▸ **Stored data**

++++++++

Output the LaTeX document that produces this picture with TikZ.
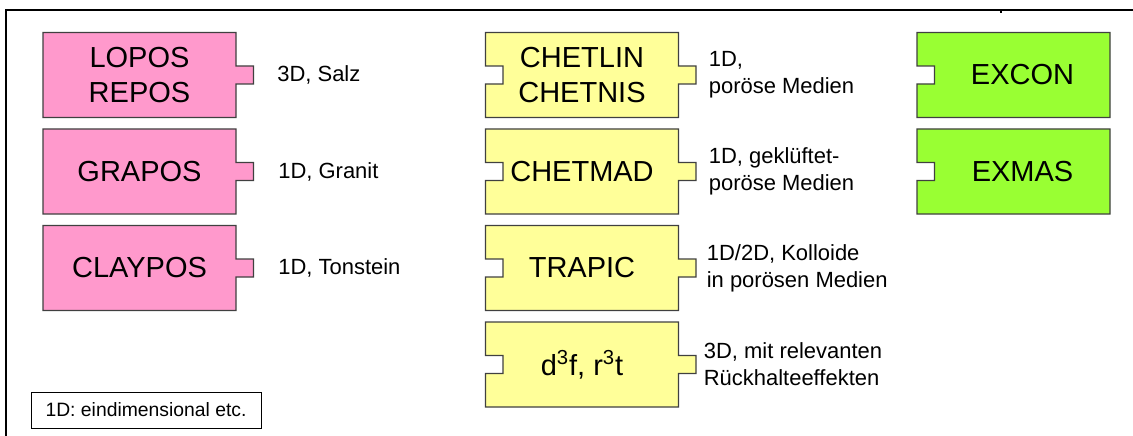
\documentclass[tikz,border=0pt]{standalone}
\usepackage{fontspec}
\setmainfont{Liberation Sans}
\usetikzlibrary{positioning,backgrounds}
\definecolor{pinkfill}{HTML}{FF99CC}
\definecolor{yellowfill}{HTML}{FFFF99}
\definecolor{greenfill}{HTML}{99FF33}
\newcommand{\tabw}{0.35}
\newcommand{\tabh}{0.18cm}

\begin{document}
\begin{tikzpicture}[
    node distance=0.23cm,
    codebox/.style={rectangle, minimum width=3.86cm, minimum height=1.7cm, inner sep=0pt, outer sep=0pt, align=center, font=\fontsize{16.5}{20}\selectfont},
    desc/.style={inner sep=0pt, align=left, font=\fontsize{12.5}{15.3}\selectfont},
    piece/.style={draw=black!75, line width=0.8pt, line join=miter},
    frame/.style={line width=1.2pt}
]
\useasboundingbox (0,0) rectangle (22.66,-8.72);

% pink column
\node[codebox] (lopos) at (2.79,-1.5) {LOPOS\\REPOS};
\node[codebox, below=of lopos] (grapos) {GRAPOS};
\node[codebox, below=of grapos] (claypos) {CLAYPOS};

% yellow column
\node[codebox] (chetlin) at (11.64,-1.5) {CHETLIN\\CHETNIS};
\node[codebox, below=of chetlin] (chetmad) {CHETMAD};
\node[codebox, below=of chetmad] (trapic) {TRAPIC};
\node[codebox, below=of trapic] (dfrt) {d\textsuperscript{3}f, r\textsuperscript{3}t};

% green column
\node[codebox] (excon) at (20.27,-1.5) {\hspace*{0.36cm}EXCON};
\node[codebox, below=of excon] (exmas) {\hspace*{0.36cm}EXMAS};

% descriptions
\node[desc, right=0.82cm of lopos] (salz) {3D, Salz};
\node[desc, right=0.84cm of grapos] (granit) {1D, Granit};
\node[desc, right=0.84cm of claypos] (tonstein) {1D, Tonstein};
\node[desc, right=0.6cm of chetlin] (poroes) {1D,\\poröse Medien};
\node[desc, right=0.6cm of chetmad] (kluft) {1D, geklüftet-\\poröse Medien};
\node[desc, right=0.56cm of trapic] (kolloid) {1D/2D, Kolloide\\in porösen Medien};
\node[desc, right=0.5cm of dfrt] (rueck) {3D, mit relevanten\\Rückhalteeffekten};

\node[draw, line width=0.5pt, minimum width=4.6cm, minimum height=0.72cm, inner sep=0pt,
      font=\fontsize{11}{13}\selectfont] (legend) at (2.92,-8.2) {1D: eindimensional etc.};

\begin{scope}[on background layer]
  \foreach \n in {lopos,grapos,claypos}
    \draw[piece, fill=pinkfill] (\n.north west) -- (\n.north east)
      -- ([yshift=\tabh]\n.east) -- ++(\tabw,0) -- ++(0,-0.36) -- ([yshift=-\tabh]\n.east)
      -- (\n.south east) -- (\n.south west) -- cycle;
  \foreach \n in {chetlin,chetmad,trapic,dfrt}
    \draw[piece, fill=yellowfill] (\n.north west) -- (\n.north east)
      -- ([yshift=\tabh]\n.east) -- ++(\tabw,0) -- ++(0,-0.36) -- ([yshift=-\tabh]\n.east)
      -- (\n.south east) -- (\n.south west)
      -- ([yshift=-\tabh]\n.west) -- ++(\tabw,0) -- ++(0,0.36) -- ([yshift=\tabh]\n.west) -- cycle;
  \foreach \n in {excon,exmas}
    \draw[piece, fill=greenfill] (\n.north west) -- (\n.north east)
      -- (\n.south east) -- (\n.south west)
      -- ([yshift=-\tabh]\n.west) -- ++(\tabw,0) -- ++(0,0.36) -- ([yshift=\tabh]\n.west) -- cycle;
\end{scope}

% outer frame
\coordinate (corner) at (0.12,-0.2);
\coordinate (topend) at (22.66,-0.2);
\coordinate (leftend) at (0.12,-8.72);
\coordinate (tick) at (20.02,-0.2);
\draw[frame] (topend) -- (corner) -- (leftend);
\draw[line width=0.8pt] (tick) -- ++(0,-0.07);
\end{tikzpicture}
\end{document}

++++++++

▸ **Given task**
Restate the data above word for word. Skip every picture.

▸ **Output below**
Output the LaTeX document that produces this picture with TikZ.
\documentclass[tikz,border=0pt]{standalone}
\usepackage{fontspec}
\setmainfont{Liberation Sans}
\usetikzlibrary{positioning,backgrounds}
\definecolor{pinkfill}{HTML}{FF99CC}
\definecolor{yellowfill}{HTML}{FFFF99}
\definecolor{greenfill}{HTML}{99FF33}
\newcommand{\tabw}{0.35}
\newcommand{\tabh}{0.18cm}

\begin{document}
\begin{tikzpicture}[
    node distance=0.23cm,
    codebox/.style={rectangle, minimum width=3.86cm, minimum height=1.7cm, inner sep=0pt, outer sep=0pt, align=center, font=\fontsize{16.5}{20}\selectfont},
    desc/.style={inner sep=0pt, align=left, font=\fontsize{12.5}{15.3}\selectfont},
    piece/.style={draw=black!75, line width=0.8pt, line join=miter},
    frame/.style={line width=1.2pt}
]
\useasboundingbox (0,0) rectangle (22.66,-8.72);

% pink column
\node[codebox] (lopos) at (2.79,-1.5) {LOPOS\\REPOS};
\node[codebox, below=of lopos] (grapos) {GRAPOS};
\node[codebox, below=of grapos] (claypos) {CLAYPOS};

% yellow column
\node[codebox] (chetlin) at (11.64,-1.5) {CHETLIN\\CHETNIS};
\node[codebox, below=of chetlin] (chetmad) {CHETMAD};
\node[codebox, below=of chetmad] (trapic) {TRAPIC};
\node[codebox, below=of trapic] (dfrt) {d\textsuperscript{3}f, r\textsuperscript{3}t};

% green column
\node[codebox] (excon) at (20.27,-1.5) {\hspace*{0.36cm}EXCON};
\node[codebox, below=of excon] (exmas) {\hspace*{0.36cm}EXMAS};

% descriptions
\node[desc, right=0.82cm of lopos] (salz) {3D, Salz};
\node[desc, right=0.84cm of grapos] (granit) {1D, Granit};
\node[desc, right=0.84cm of claypos] (tonstein) {1D, Tonstein};
\node[desc, right=0.6cm of chetlin] (poroes) {1D,\\poröse Medien};
\node[desc, right=0.6cm of chetmad] (kluft) {1D, geklüftet-\\poröse Medien};
\node[desc, right=0.56cm of trapic] (kolloid) {1D/2D, Kolloide\\in porösen Medien};
\node[desc, right=0.5cm of dfrt] (rueck) {3D, mit relevanten\\Rückhalteeffekten};

\node[draw, line width=0.5pt, minimum width=4.6cm, minimum height=0.72cm, inner sep=0pt,
      font=\fontsize{11}{13}\selectfont] (legend) at (2.92,-8.2) {1D: eindimensional etc.};

\begin{scope}[on background layer]
  \foreach \n in {lopos,grapos,claypos}
    \draw[piece, fill=pinkfill] (\n.north west) -- (\n.north east)
      -- ([yshift=\tabh]\n.east) -- ++(\tabw,0) -- ++(0,-0.36) -- ([yshift=-\tabh]\n.east)
      -- (\n.south east) -- (\n.south west) -- cycle;
  \foreach \n in {chetlin,chetmad,trapic,dfrt}
    \draw[piece, fill=yellowfill] (\n.north west) -- (\n.north east)
      -- ([yshift=\tabh]\n.east) -- ++(\tabw,0) -- ++(0,-0.36) -- ([yshift=-\tabh]\n.east)
      -- (\n.south east) -- (\n.south west)
      -- ([yshift=-\tabh]\n.west) -- ++(\tabw,0) -- ++(0,0.36) -- ([yshift=\tabh]\n.west) -- cycle;
  \foreach \n in {excon,exmas}
    \draw[piece, fill=greenfill] (\n.north west) -- (\n.north east)
      -- (\n.south east) -- (\n.south west)
      -- ([yshift=-\tabh]\n.west) -- ++(\tabw,0) -- ++(0,0.36) -- ([yshift=\tabh]\n.west) -- cycle;
\end{scope}

% outer frame
\coordinate (corner) at (0.12,-0.2);
\coordinate (topend) at (22.66,-0.2);
\coordinate (leftend) at (0.12,-8.72);
\coordinate (tick) at (20.02,-0.2);
\draw[frame] (topend) -- (corner) -- (leftend);
\draw[line width=0.8pt] (tick) -- ++(0,-0.07);
\end{tikzpicture}
\end{document}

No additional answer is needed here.